MCTA operates the following routes:

| Route | Line Name | Terminals |  | Places Served | Notes |
|---|---|---|---|---|---|
| 101 | Red Route | St. Luke's Hospital | Eagles Glen/Big Lots | Stroudsburg Weis, Stroud Mall, Stroudsburg, Stroudsburg ShopRite, East Stroudsburg, East Stroudsburg Walmart, Lehigh Valley Hospital-Pocono, East Stroudsburg University | operates Monday-Saturday |
| 102 | Blue Route | St. Luke's Hospital | Mountain Center | Giant, Tannersville, Tannersville Weis, Northampton Community College Monroe Campus, Pocono Premium Outlets, Mount Airy Casino Resort, Mt. Pocono, Mt. Pocono Walmart, Mt. Pocono Plaza | operates Monday-Saturday |
| 103 | Silver Route | Kalahari | A Pocono Country Place | Mt. Pocono, Mt. Pocono Walmart, Mt. Pocono Plaza | operates Monday-Saturday |
| 204 | Green Route | Great Wolf Lodge | Stroud Mall | Pocono, Tannersville, Bartsonville, Stroud | operates Monday-Saturday |
| 402 | Eastburg Express | A Pocono Country Place | St. Luke's Hospital | Mt. Pocono Walmart, Sanofi Pasteur, Pocono Premium Outlets, Northampton Community College Monroe Campus, Tannersville Weis, Giant | operates Monday-Friday, single morning trip from A Pocono Country Place to St. Luke's Hospital, continued service to Stroudsburg and East Stroudsburg via Route 101 |

The Monroe County Transit Authority schedule can be found via Google Transit.

==Shared ride service==
Curb to curb paratransit service is available at a discounted cost to eligible populations. Examples of eligible groups are senior citizens, 65 years or older, persons with disabilities and Medical Assistance Transportation Program participants.

==Flex routes==
The Orange, Violet, and Yellow Flex routes provide service in the more rural parts of Monroe County.

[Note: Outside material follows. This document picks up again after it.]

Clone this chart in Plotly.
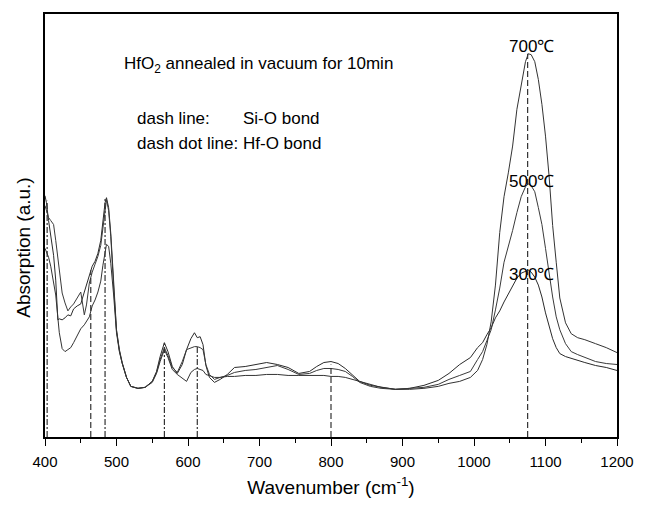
import plotly.graph_objects as go

# Wavenumber grid (cm^-1)
wavenumber = [400, 402, 405, 408, 412, 415, 418, 420, 424, 428, 432, 436, 440, 445, 450, 455, 458, 462, 466, 470,
              474, 478, 481, 484, 486, 489, 492, 496, 500, 504, 508, 514, 520, 530, 540, 550, 556, 561, 567, 572,
              578, 585, 592, 598, 604, 609, 613, 617, 621, 625, 630, 637, 645, 655, 665, 680, 695, 710, 725, 740,
              755, 770, 780, 790, 800, 810, 820, 830, 840, 855, 870, 890, 910, 930, 950, 965, 980, 995, 1005, 1012,
              1018, 1024, 1030, 1036, 1042, 1048, 1054, 1060, 1066, 1072, 1076, 1080, 1085, 1090, 1095, 1100, 1105, 1110, 1115, 1120,
              1128, 1136, 1145, 1155, 1170, 1185, 1200]

abs_300 = [2.43, 2.36, 2.18, 2.03, 1.83, 1.58, 1.18, 1.19, 1.18, 1.20, 1.23, 1.22, 1.29, 1.32, 1.34, 1.46, 1.53, 1.64, 1.72, 1.77,
           1.85, 1.98, 2.17, 2.36, 2.41, 2.31, 2.05, 1.53, 1.08, 0.88, 0.75, 0.60, 0.51, 0.49, 0.50, 0.56, 0.66, 0.81, 0.95, 0.86,
           0.71, 0.64, 0.73, 0.88, 0.99, 1.05, 1.00, 1.01, 0.93, 0.72, 0.60, 0.55, 0.58, 0.63, 0.70, 0.71, 0.73, 0.75, 0.73, 0.70,
           0.64, 0.66, 0.71, 0.75, 0.76, 0.74, 0.69, 0.62, 0.56, 0.52, 0.50, 0.48, 0.49, 0.52, 0.57, 0.64, 0.73, 0.80, 0.90, 0.95,
           1.03, 1.10, 1.20, 1.27, 1.36, 1.44, 1.53, 1.60, 1.65, 1.67, 1.68, 1.66, 1.61, 1.53, 1.41, 1.25, 1.11, 0.99, 0.90, 0.84,
           0.81, 0.79, 0.77, 0.75, 0.72, 0.70, 0.67]

abs_500 = [2.33, 2.27, 2.21, 2.18, 2.14, 1.98, 1.80, 1.63, 1.45, 1.35, 1.27, 1.31, 1.34, 1.40, 1.46, 1.23, 1.33, 1.55, 1.66, 1.74,
           1.82, 1.93, 2.12, 2.30, 2.39, 2.28, 2.02, 1.51, 1.07, 0.87, 0.74, 0.60, 0.51, 0.49, 0.50, 0.56, 0.65, 0.78, 0.90, 0.82,
           0.70, 0.65, 0.76, 0.88, 0.90, 0.91, 0.91, 0.90, 0.88, 0.73, 0.63, 0.58, 0.60, 0.62, 0.65, 0.67, 0.68, 0.70, 0.72, 0.68,
           0.63, 0.64, 0.67, 0.69, 0.69, 0.68, 0.66, 0.61, 0.55, 0.51, 0.49, 0.48, 0.49, 0.50, 0.53, 0.58, 0.62, 0.66, 0.78, 0.86,
           0.97, 1.08, 1.28, 1.50, 1.76, 1.91, 2.08, 2.26, 2.42, 2.52, 2.55, 2.53, 2.47, 2.31, 2.14, 1.90, 1.63, 1.41, 1.21, 1.08,
           0.94, 0.86, 0.83, 0.80, 0.76, 0.74, 0.73]

abs_700 = [1.90, 1.86, 1.81, 1.72, 1.56, 1.43, 1.20, 1.05, 0.89, 0.86, 0.88, 0.90, 0.95, 1.02, 1.09, 1.13, 1.16, 1.21, 1.32, 1.38,
           1.46, 1.57, 1.73, 1.88, 1.94, 1.92, 1.75, 1.43, 1.05, 0.86, 0.74, 0.60, 0.51, 0.49, 0.50, 0.55, 0.64, 0.76, 0.88, 0.80,
           0.68, 0.63, 0.59, 0.56, 0.65, 0.68, 0.69, 0.68, 0.67, 0.63, 0.62, 0.60, 0.60, 0.61, 0.61, 0.62, 0.62, 0.63, 0.63, 0.62,
           0.62, 0.62, 0.62, 0.62, 0.61, 0.61, 0.60, 0.58, 0.56, 0.53, 0.50, 0.48, 0.48, 0.49, 0.51, 0.54, 0.56, 0.60, 0.67, 0.78,
           0.93, 1.16, 1.53, 2.06, 2.42, 2.66, 2.93, 3.30, 3.56, 3.78, 3.86, 3.85, 3.78, 3.60, 3.35, 3.03, 2.63, 2.13, 1.76, 1.40,
           1.15, 1.04, 1.00, 0.98, 0.94, 0.90, 0.85]

# Reference bond positions (cm^-1) and the height their marker lines reach
si_o_pos = [464, 800, 1075]
si_o_top = [1.68, 0.73, 3.86]
hf_o_pos = [403, 484, 567, 613]
hf_o_top = [2.38, 2.40, 0.95, 0.91]

curve_labels = ["300℃", "500℃", "700℃"]
label_shift = [-4, 2, 7]
main_peak = 1076  # Si-O main band used for temperature labels

FONT = "Liberation Sans, Arial, Helvetica, sans-serif"

fig = go.Figure()

for ys, col in zip([abs_300, abs_500, abs_700], ["#2a2a2a", "#3a3a3a", "#333333"]):
    fig.add_trace(go.Scatter(x=wavenumber, y=ys, mode="lines",
                             line=dict(color=col, width=1), showlegend=False, hoverinfo="skip"))


def seg(pos, top):
    xs, ys = [], []
    for p, t in zip(pos, top):
        xs += [p, p, None]
        ys += [0, t, None]
    return xs, ys


xs, ys = seg(si_o_pos, si_o_top)
fig.add_trace(go.Scatter(x=xs, y=ys, mode="lines", line=dict(color="#333333", width=1.2, dash="6px,3px"),
                         showlegend=False, hoverinfo="skip"))
xs, ys = seg(hf_o_pos, hf_o_top)
fig.add_trace(go.Scatter(x=xs, y=ys, mode="lines", line=dict(color="#333333", width=1.2, dash="6px,2px,2px,2px"),
                         showlegend=False, hoverinfo="skip"))

# peak labels at the main Si-O band
i = wavenumber.index(main_peak)
for ys, lab, sh in zip([abs_300, abs_500, abs_700], curve_labels, label_shift):
    fig.add_annotation(x=main_peak + 4, y=ys[i], text=lab, showarrow=False, yshift=sh,
                       xanchor="center", yanchor="middle", font=dict(family=FONT, size=17, color="black"))

notes = [
    ("HfO<sub>2</sub> annealed in vacuum for 10min", 0.134, 0.880),
    ("dash line:", 0.158, 0.754),
    ("Si-O bond", 0.342, 0.754),
    ("dash dot line:", 0.158, 0.695),
    ("Hf-O bond", 0.342, 0.695),
]
for t, x, y in notes:
    fig.add_annotation(xref="paper", yref="paper", x=x, y=y, text=t, showarrow=False,
                       xanchor="left", yanchor="middle", font=dict(family=FONT, size=17, color="black"))

# y-axis title (placed slightly below the plot centre, as in the reference)
fig.add_annotation(xref="paper", yref="paper", x=-0.038, y=0.448, text="Absorption (a.u.)", textangle=-90,
                   showarrow=False, xanchor="center", yanchor="middle", font=dict(family=FONT, size=19, color="black"))

fig.update_layout(
    width=646, height=507,
    margin=dict(l=45, r=26, t=12, b=69),
    paper_bgcolor="white", plot_bgcolor="white",
    font=dict(family=FONT, color="black"),
    xaxis=dict(range=[400, 1200], tick0=400, dtick=100, ticks="outside", ticklen=7, tickwidth=1.2,
               tickcolor="black", showline=True, linewidth=1.5, linecolor="black", mirror=True,
               showgrid=False, zeroline=False, tickfont=dict(size=15), ticklabelstandoff=3,
               minor=dict(dtick=50, ticks="outside", ticklen=4, tickwidth=1.2, tickcolor="black"),
               title=dict(text="Wavenumber (cm<sup>-1</sup>)", font=dict(size=19), standoff=12)),
    yaxis=dict(range=[0, 4.26], showticklabels=False, ticks="", showline=True, linewidth=1.5,
               linecolor="black", mirror=True, showgrid=False, zeroline=False),
)

fig.write_html("out.html")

==Delaware Water Gap National Recreation Area Transit in the Park==
MCTA, with funding from a Transit in the Park pilot grant from DEWA, began providing summer weekend service to areas within the park. In 2013, MCTA is providing free weekend service between Memorial Day Weekend through Labor Day Weekend to Delaware Water Gap borough, Shawnee Inn, Smithfield Beach, Fernwood Resort, Bushkill Boat Launch and Dingmans Boat Launch.